Using iTextSharp I am creating a PDF composed of a collection of existing PDFs, some of the included PDFs are landscape orientation and need to be rotated. So, I do the following:
private static void AdjustRotationIfNeeded(PdfImportedPage pdfImportedPage, PdfReader reader, int documentPage)
{
float width = pdfImportedPage.Width;
float height = pdfImportedPage.Height;
if (pdfImportedPage.Rotation != 0)
{
PdfDictionary pageDict = reader.GetPageN(documentPage);
pageDict.Put(PdfName.ROTATE, new PdfNumber(0));
}
if (width > height)
{
PdfDictionary pageDict = reader.GetPageN(documentPage);
pageDict.Put(PdfName.ROTATE, new PdfNumber(270));
}
}
This works great. The included PDFs rotated to portrait orientation if needed. The PDF prints correctly on my local printer.
This file is sent to a fulfillment house, and unfortunately, the landscape included files do not print properly when going through their printer and rasterization process. They use Kodak (Creo) NexRip 11.01 or Kodak (Creo) Prinergy 6.1. machines. The fulfillment house's suggestion is to: "generate a new PDF file after we rotate pages or make any changes to a PDF. It is as easy as exporting out to a PostScript and distilling back to a PDF."
I know iTextSharp doesn't support PostScript. Is there another way iTextSharp can rotate included PDFs to hold the orientation when rasterized?
First let me assure you that changing the rotation in the page dictionary is the correct procedure to achieve what you want. As far as I can see your code, there's nothing wrong with it. You are doing the right thing.
Unfortunately, you are faced with a third party product over which you have no control that is not doing the right thing. How to solve this?
I have written an example called IncorrectExample. I have named it that way because I don't want it to be used in a context that is different from yours. You can safely ignore all the warnings I added: they are not meant for you. This example is very specific to your problem.
Please try the following code:
public void manipulatePdf(String src, String dest)
throws IOException, DocumentException {
// Creating a reader
PdfReader reader = new PdfReader(src);
// step 1
Rectangle pagesize = getPageSize(reader, 1);
Document document = new Document(pagesize);
// step 2
PdfWriter writer
= PdfWriter.getInstance(document, new FileOutputStream(dest));
// step 3
document.open();
// step 4
PdfContentByte cb = writer.getDirectContent();
for (int i = 1; i <= reader.getNumberOfPages(); i++) {
pagesize = getPageSize(reader, i);
document.setPageSize(pagesize);
document.newPage();
PdfImportedPage page = writer.getImportedPage(reader, i);
if (isPortrait(reader, i)) {
cb.addTemplate(page, 0, 0);
}
else {
cb.addTemplate(page, 0, 1, -1, 0, pagesize.getWidth(), 0);
}
}
// step 4
document.close();
reader.close();
}
public Rectangle getPageSize(PdfReader reader, int pagenumber) {
Rectangle pagesize = reader.getPageSizeWithRotation(pagenumber);
return new Rectangle(
Math.min(pagesize.getWidth(), pagesize.getHeight()),
Math.max(pagesize.getWidth(), pagesize.getHeight()));
}
public boolean isPortrait(PdfReader reader, int pagenumber) {
Rectangle pagesize = reader.getPageSize(pagenumber);
return pagesize.getHeight() > pagesize.getWidth();
}
I have taken the pages.pdf file as an example. This file is special in the sense that it has two pages in landscape that are created in a different way:
one page is a page of which the width is smaller than the height (sounds like it's a page in portrait), but as there's a /Rotate value of 90 added to the page dictionary, it is shown in landscape.
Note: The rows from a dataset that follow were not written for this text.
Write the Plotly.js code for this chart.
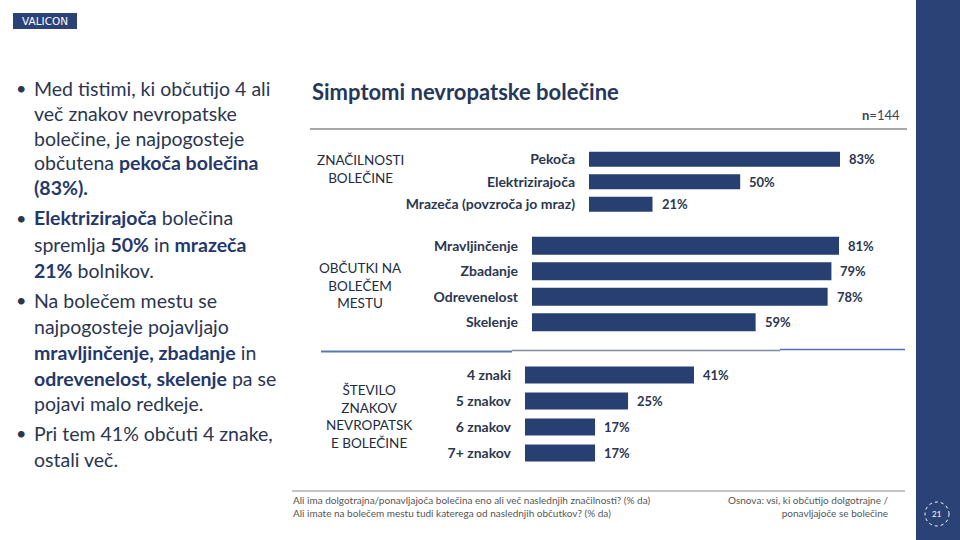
<!DOCTYPE html>
<html>
<head>
<meta charset="utf-8">
<script src="https://cdn.plot.ly/plotly-3.0.1.min.js"></script>
<style>
html, body { margin: 0; padding: 0; background: #fff; }
#chart { width: 960px; height: 540px; }
</style>
</head>
<body>
<div id="chart"></div>
<script>
// Data
var featureLabels = ['Pekoča', 'Elektrizirajoča', 'Mrazeča (povzroča jo mraz)'];
var featureValues = [83, 50, 21];
var sensationLabels = ['Mravljinčenje', 'Zbadanje', 'Odrevenelost', 'Skelenje'];
var sensationValues = [81, 79, 78, 59];
var countLabels = ['4 znaki', '5 znakov', '6 znakov', '7+ znakov'];
var countValues = [41, 25, 17, 17];
var groupTitles = ['ZNAČILNOSTI<br>BOLEČINE', 'OBČUTKI NA<br>BOLEČEM<br>MESTU', 'ŠTEVILO<br>ZNAKOV<br>NEVROPATSK<br>E BOLEČINE'];

var bulletLines = [
    '•', 'Med tistimi, ki občutijo 4 ali',
    '', 'več znakov nevropatske',
    '', 'bolečine, je najpogosteje',
    '', 'občutena <b>pekoča bolečina</b>',
    '', '<b>(83%).</b>',
    '•', '<b>Elektrizirajoča</b> bolečina',
    '', 'spremlja <b>50%</b> in <b>mrazeča</b>',
    '', '<b>21%</b> bolnikov.',
    '•', 'Na bolečem mestu se',
    '', 'najpogosteje pojavljajo',
    '', '<b>mravljinčenje, zbadanje</b> in',
    '', '<b>odrevenelost, skelenje</b> pa se',
    '', 'pojavi malo redkeje.',
    '•', 'Pri tem 41% občuti 4 znake,',
    '', 'ostali več.'
];
var bulletY = [88, 113, 138, 163, 188, 218, 244, 270, 300, 326, 352, 378, 403, 433, 459];

var navy = '#283f72';
var textDark = '#2b3650';
var font = 'Lato, "Open Sans", sans-serif';

function px(x) { return x / 960; }
function py(y) { return 1 - y / 540; }

var groups = [
    { labels: featureLabels, values: featureValues, xa: 'x', ya: 'y', width: 0.67 },
    { labels: sensationLabels, values: sensationValues, xa: 'x2', ya: 'y2', width: 0.7 },
    { labels: countLabels, values: countValues, xa: 'x3', ya: 'y3', width: 0.66 }
];

var data = groups.map(function (g) {
    return {
        type: 'bar',
        orientation: 'h',
        x: g.values,
        y: g.labels,
        xaxis: g.xa,
        yaxis: g.ya,
        width: g.width,
        marker: { color: navy },
        hoverinfo: 'none'
    };
});

var annotations = [];

// value labels
groups.forEach(function (g) {
    for (var i = 0; i < g.values.length; i++) {
        annotations.push({
            xref: g.xa, yref: g.ya,
            x: g.values[i], y: g.labels[i],
            text: '<b>' + g.values[i] + '%</b>',
            showarrow: false,
            xanchor: 'left', xshift: 7,
            font: { family: font, size: 13, color: textDark }
        });
    }
});

// group titles
var groupPos = [[360, 169], [360, 285], [369, 416]];
for (var k = 0; k < groupTitles.length; k++) {
    annotations.push({
        xref: 'paper', yref: 'paper',
        x: px(groupPos[k][0]), y: py(groupPos[k][1]),
        text: groupTitles[k], showarrow: false,
        xanchor: 'center', yanchor: 'middle', align: 'center',
        font: { family: font, size: 13.5, color: '#222b40' }
    });
}

// left bullet text
for (var j = 0; j < bulletY.length; j++) {
    if (bulletLines[2 * j]) {
        annotations.push({
            xref: 'paper', yref: 'paper', x: px(14), y: py(bulletY[j]),
            text: bulletLines[2 * j], showarrow: false,
            xanchor: 'left', yanchor: 'middle',
            font: { family: font, size: 18, color: textDark }
        });
    }
    annotations.push({
        xref: 'paper', yref: 'paper', x: px(32), y: py(bulletY[j]),
        text: bulletLines[2 * j + 1].replace(/<b>/g, '<b><span style="color:#24386b">').replace(/<\/b>/g, '</span></b>'),
        showarrow: false,
        xanchor: 'left', yanchor: 'middle',
        font: { family: font, size: 19.5, color: textDark }
    });
}

// title, n, logo, footers, page number
annotations.push(
    { xref: 'paper', yref: 'paper', x: px(310), y: py(91), text: '<b>Simptomi nevropatske bolečine</b>',
      showarrow: false, xanchor: 'left', yanchor: 'middle', font: { family: font, size: 22, color: '#263759' } },
    { xref: 'paper', yref: 'paper', x: px(902), y: py(115), text: '<b>n</b>=144',
      showarrow: false, xanchor: 'right', yanchor: 'middle', font: { family: font, size: 13, color: '#3b4255' } },
    { xref: 'paper', yref: 'paper', x: px(45), y: py(21), text: 'VALICON',
      showarrow: false, xanchor: 'center', yanchor: 'middle', font: { family: '"DejaVu Sans", sans-serif', size: 10.5, color: '#ffffff' } },
    { xref: 'paper', yref: 'paper', x: px(291), y: py(506),
      text: 'Ali ima dolgotrajna/ponavljajoča bolečina eno ali več naslednjih značilnosti? (% da)<br>Ali imate na bolečem mestu tudi katerega od naslednjih občutkov? (% da)',
      showarrow: false, xanchor: 'left', yanchor: 'middle', align: 'left',
      font: { family: font, size: 10, color: '#555555' } },
    { xref: 'paper', yref: 'paper', x: px(891), y: py(506),
      text: 'Osnova: vsi, ki občutijo dolgotrajne /<br>ponavljajoče se bolečine',
      showarrow: false, xanchor: 'right', yanchor: 'middle', align: 'right',
      font: { family: font, size: 10, color: '#555555' } },
    { xref: 'paper', yref: 'paper', x: px(937), y: py(514), text: '21',
      showarrow: false, xanchor: 'center', yanchor: 'middle', font: { family: font, size: 8, color: '#ffffff' } }
);

var shapes = [
    { type: 'rect', xref: 'paper', yref: 'paper', x0: px(916), x1: 1, y0: 0, y1: 1, fillcolor: '#2a4275', line: { width: 0 } },
    { type: 'rect', xref: 'paper', yref: 'paper', x0: px(13), x1: px(77), y0: py(29), y1: py(13), fillcolor: '#2a4275', line: { width: 0 } },
    { type: 'line', xref: 'paper', yref: 'paper', x0: px(310), x1: px(907), y0: py(129), y1: py(129), line: { color: '#8a8a8a', width: 1.5 } },
    { type: 'line', xref: 'paper', yref: 'paper', x0: px(321), x1: px(512), y0: py(351.5), y1: py(351.5), line: { color: '#5a78a8', width: 2 } },
    { type: 'line', xref: 'paper', yref: 'paper', x0: px(512), x1: px(780), y0: py(350.5), y1: py(350.5), line: { color: '#7f8aa0', width: 1.5 } },
    { type: 'line', xref: 'paper', yref: 'paper', x0: px(780), x1: px(905), y0: py(349.5), y1: py(349.5), line: { color: '#4f72b4', width: 1.5 } },
    { type: 'line', xref: 'paper', yref: 'paper', x0: px(292), x1: px(905), y0: py(491), y1: py(491), line: { color: '#8a8a8a', width: 1 } },
    { type: 'circle', xref: 'paper', yref: 'paper', x0: px(925), x1: px(949), y0: py(526), y1: py(502), line: { color: '#ffffff', width: 1, dash: 'dot' } }
];

function yAxis(domainTop, domainBottom, n, xa) {
    return {
        domain: [py(domainBottom), py(domainTop)],
        type: 'category',
        range: [n - 0.5, -0.5],
        anchor: xa,
        showgrid: false, zeroline: false, showline: false,
        ticks: '', ticklabelstandoff: 13,
        tickfont: { family: font, size: 14, color: textDark, weight: 'bold' },
        fixedrange: true
    };
}
function xAxis(left, right, max, ya) {
    return {
        domain: [px(left), px(right)],
        range: [0, max],
        anchor: ya,
        visible: false,
        fixedrange: true
    };
}

var layout = {
    width: 960,
    height: 540,
    margin: { l: 0, r: 0, t: 0, b: 0 },
    paper_bgcolor: '#ffffff',
    plot_bgcolor: 'rgba(0,0,0,0)',
    showlegend: false,
    font: { family: font },
    xaxis: xAxis(589, 840, featureValues[0], 'y'),
    yaxis: yAxis(148, 215.5, featureLabels.length, 'x'),
    xaxis2: xAxis(532, 839, sensationValues[0], 'y2'),
    yaxis2: yAxis(233, 335, sensationLabels.length, 'x2'),
    xaxis3: xAxis(525, 694, countValues[0], 'y3'),
    yaxis3: yAxis(362, 466, countLabels.length, 'x3'),
    annotations: annotations,
    shapes: shapes
};

Plotly.newPlot('chart', data, layout, { displayModeBar: false, staticPlot: true });
</script>
</body>
</html>
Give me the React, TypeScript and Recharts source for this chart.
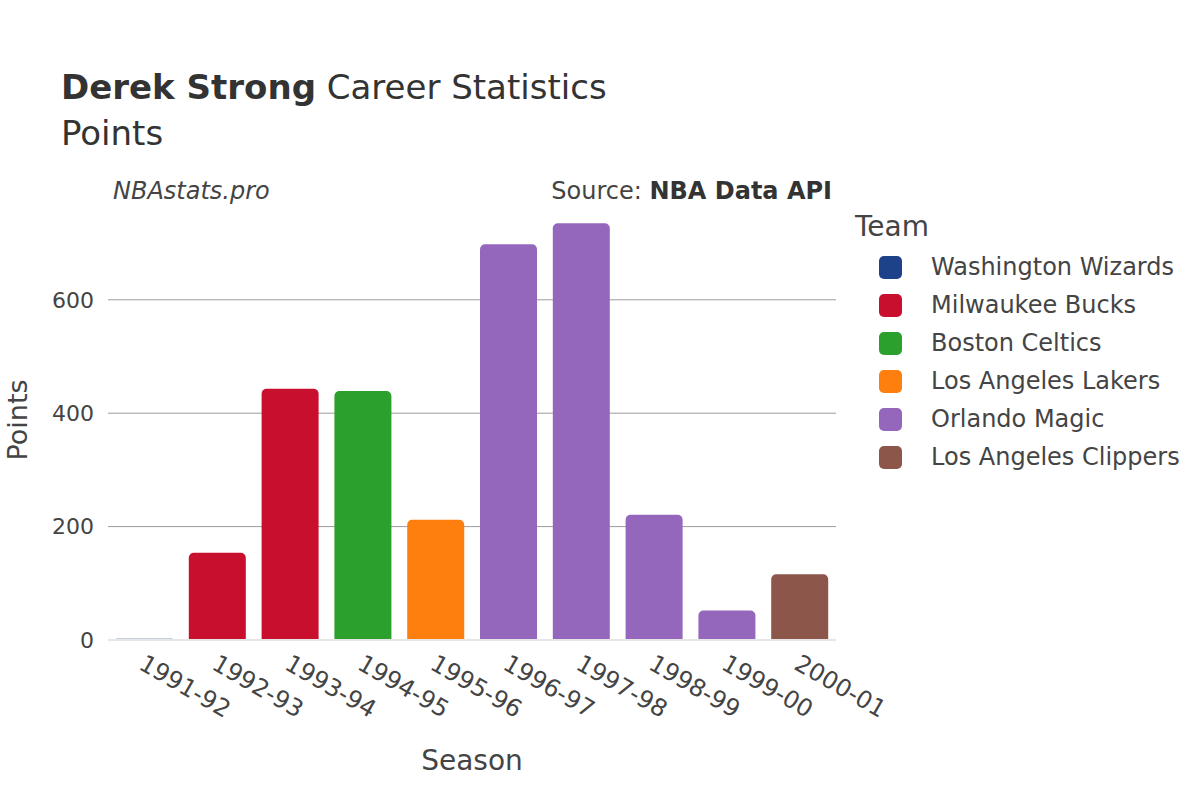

the other page isn't rotated, but it has a height that is smaller than the width.
In my example, I am using the classes Document and PdfWriter to create a copy of the original document. This is wrong in general because it throws away all interaction. I should use PdfStamper or PdfCopy instead, but it is right in your specific case because you don't need the interactivity: the final purpose of the PDF is to be printed.
With Document, I create new pages using a new Rectangle that uses the lowest value of the dimensions of the existing page as the width and the highest value as the height. This way, the page will always be in portrait. Note that I use the method getPageSizeWithRotation() to make sure I get the correct width and height, taking into account any possible rotation.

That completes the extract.